Monday, September 5, 2011

Getting into the Groove

I began my day this morning thinking of all of the things that I  have to do.  I have to create some awesome work for my substitute to give to the children.  I think it will be lengthy, open book and worth a quiz grade.  I have two separate quizzes to create.  I don't give just one because of cheating.  Work is now the biggest part of my world.  I can't help but feel that there is something wrong with that but without work nothing else matters.

The children are sleeping late this morning.  I have to do 3 heads of hair today and hopefully I won't have to do theirs again this week.  That means at LEAST 5 hours, aching fingers and an aching back.

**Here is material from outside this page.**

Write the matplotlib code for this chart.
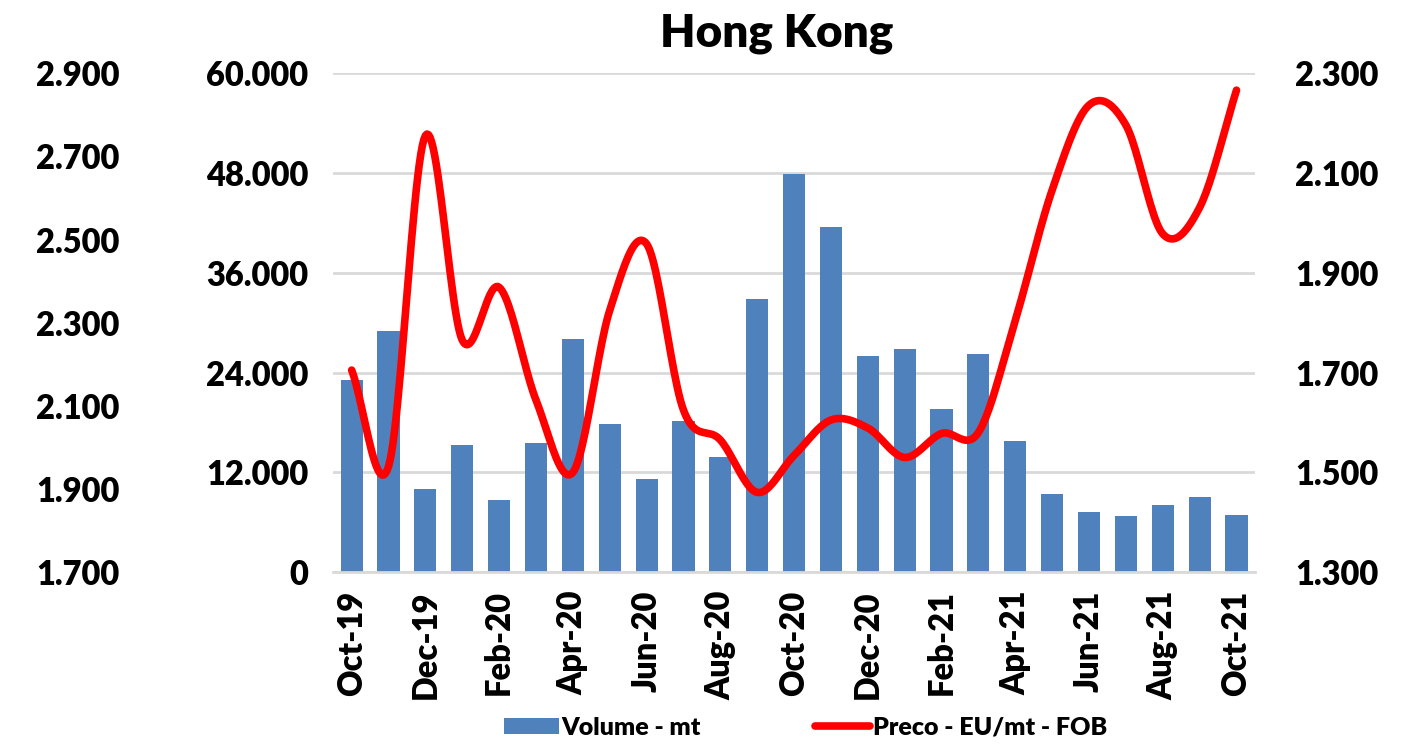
import numpy as np
import matplotlib
matplotlib.use("Agg")
import matplotlib.pyplot as plt
from matplotlib.ticker import FuncFormatter

# --- Data ---
months = ["Oct-19", "Nov-19", "Dec-19", "Jan-20", "Feb-20", "Mar-20", "Apr-20",
          "May-20", "Jun-20", "Jul-20", "Aug-20", "Sep-20", "Oct-20", "Nov-20",
          "Dec-20", "Jan-21", "Feb-21", "Mar-21", "Apr-21", "May-21", "Jun-21",
          "Jul-21", "Aug-21", "Sep-21", "Oct-21"]

volume_mt = [23100, 29000, 10000, 15300, 8700, 15500, 28100, 17800, 11200, 18200,
             13800, 32800, 47900, 41500, 26000, 26800, 19600, 26200, 15800, 9400,
             7200, 6700, 8100, 9100, 6900]

price_eur_mt = [1705, 1512, 2175, 1765, 1871, 1645, 1500, 1825, 1958, 1625,
                1565, 1460, 1534, 1605, 1589, 1530, 1578, 1580, 1805, 2066,
                2236, 2196, 1978, 2031, 2266]

# --- Style ---
font = "Lato"
weight = "heavy"
bar_color = "#4f81bd"
line_color = "#ff0000"
grid_color = "#d9d9d9"


def dot_thousands(v, pos=None):
    # 60000 -> 60.000 (European separator, as in the original sheet)
    return f"{int(round(v)):,}".replace(",", ".")


def smooth_curve(x, y, n=24):
    # Excel-like smoothed line (uniform Catmull-Rom through the points)
    x = np.asarray(x, dtype=float)
    y = np.asarray(y, dtype=float)
    px = np.concatenate([[2 * x[0] - x[1]], x, [2 * x[-1] - x[-2]]])
    py = np.concatenate([[2 * y[0] - y[1]], y, [2 * y[-1] - y[-2]]])
    t = np.linspace(0, 1, n, endpoint=False)
    xs, ys = [], []
    for i in range(1, len(px) - 2):
        for arr, out in ((px, xs), (py, ys)):
            p0, p1, p2, p3 = arr[i - 1:i + 3]
            out.extend(0.5 * (2 * p1 + (-p0 + p2) * t
                              + (2 * p0 - 5 * p1 + 4 * p2 - p3) * t ** 2
                              + (-p0 + 3 * p1 - 3 * p2 + p3) * t ** 3))
    xs.append(x[-1])
    ys.append(y[-1])
    return np.array(xs), np.array(ys)


# --- Figure ---
fig = plt.figure(figsize=(14.18, 7.47), dpi=100)
ax = fig.add_axes([0.235, 0.234, 0.650, 0.668])

x = np.arange(len(months))
ax.bar(x, volume_mt, width=0.6, color=bar_color, label="Volume - mt", zorder=2)
ax.set_xlim(-0.5, len(months) - 0.5)
ax.set_ylim(0, 60000)
ax.set_yticks(np.arange(0, 60001, 12000))
ax.yaxis.set_major_formatter(FuncFormatter(dot_thousands))
ax.grid(axis="y", color=grid_color, linewidth=2, zorder=0)
ax.set_axisbelow(True)

ax.set_xticks(x[::2])
ax.set_xticklabels(months[::2], rotation=90)

for side in ["top", "left", "right"]:
    ax.spines[side].set_visible(False)
ax.spines["bottom"].set_color(grid_color)
ax.spines["bottom"].set_linewidth(2)
ax.tick_params(axis="both", length=0)
ax.tick_params(axis="y", pad=18)
ax.tick_params(axis="x", pad=13)

# right axis: price line
ax_r = ax.twinx()
sx, sy = smooth_curve(x, price_eur_mt)
ax_r.plot(sx, sy, color=line_color, linewidth=5.5, solid_capstyle="round",
          label="Preco - EU/mt - FOB", zorder=3)
ax_r.set_ylim(1300, 2300)
ax_r.set_yticks(np.arange(1300, 2301, 200))
ax_r.yaxis.set_major_formatter(FuncFormatter(dot_thousands))
ax_r.tick_params(axis="y", length=0, pad=29)
for side in ax_r.spines:
    ax_r.spines[side].set_visible(False)

# extra far-left axis (no series on it in the original chart)
ax_l2 = ax.twinx()
ax_l2.yaxis.set_ticks_position("left")
ax_l2.spines["left"].set_position(("axes", -0.205))
for side in ax_l2.spines:
    ax_l2.spines[side].set_visible(False)
ax_l2.set_ylim(1700, 2900)
ax_l2.set_yticks(np.arange(1700, 2901, 200))
ax_l2.yaxis.set_major_formatter(FuncFormatter(dot_thousands))
ax_l2.tick_params(axis="y", length=0, pad=18)

for a in (ax, ax_r, ax_l2):
    for lab in a.get_xticklabels() + a.get_yticklabels():
        lab.set_fontfamily(font)
        lab.set_fontweight(weight)
        lab.set_fontsize(23.5)

fig.text(0.548, 0.955, "Hong Kong", ha="center", va="center",
         fontfamily=font, fontweight=weight, fontsize=33)

# --- Legend ---
handles = [ax.containers[0].patches[0], ax_r.get_lines()[0]]
labels = ["Volume - mt", "Preco - EU/mt - FOB"]
fig.legend(handles, labels, loc="center", bbox_to_anchor=(0.568, 0.026),
           ncol=2, frameon=False, handlelength=2.2, handleheight=0.6,
           handletextpad=0.1, columnspacing=4.6,
           prop={"family": font, "weight": weight, "size": 18})

plt.savefig("out.png", dpi=100)
plt.close("all")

I need to retreat.  I have been wondering if I could find cheap airfare anywhere to get away for even a day.  I don't dare though.  I have to make a lot happen this year.

I have decided to do some daily Spanish vocabulary acquisition.  I'm off to study.

Sunday, September 4, 2011

My Current Read

Tranquilidad

A cup of tea, a cool pre-autumn breeze and my thoughts. The birds seem loud this morning. At this moment work does not exist. I am on the other side of the sliding glass door.

Saturday, September 3, 2011

There is a place that one can get to where it simply takes more effort to move forward.  I am there.  I could go to work and come home but I need to focus on my goal so that each day I take a few steps toward it.  It takes a bit more effort but I lost last year that way.  Every moment seemed difficult this year I need to take care of every moment as I am in it.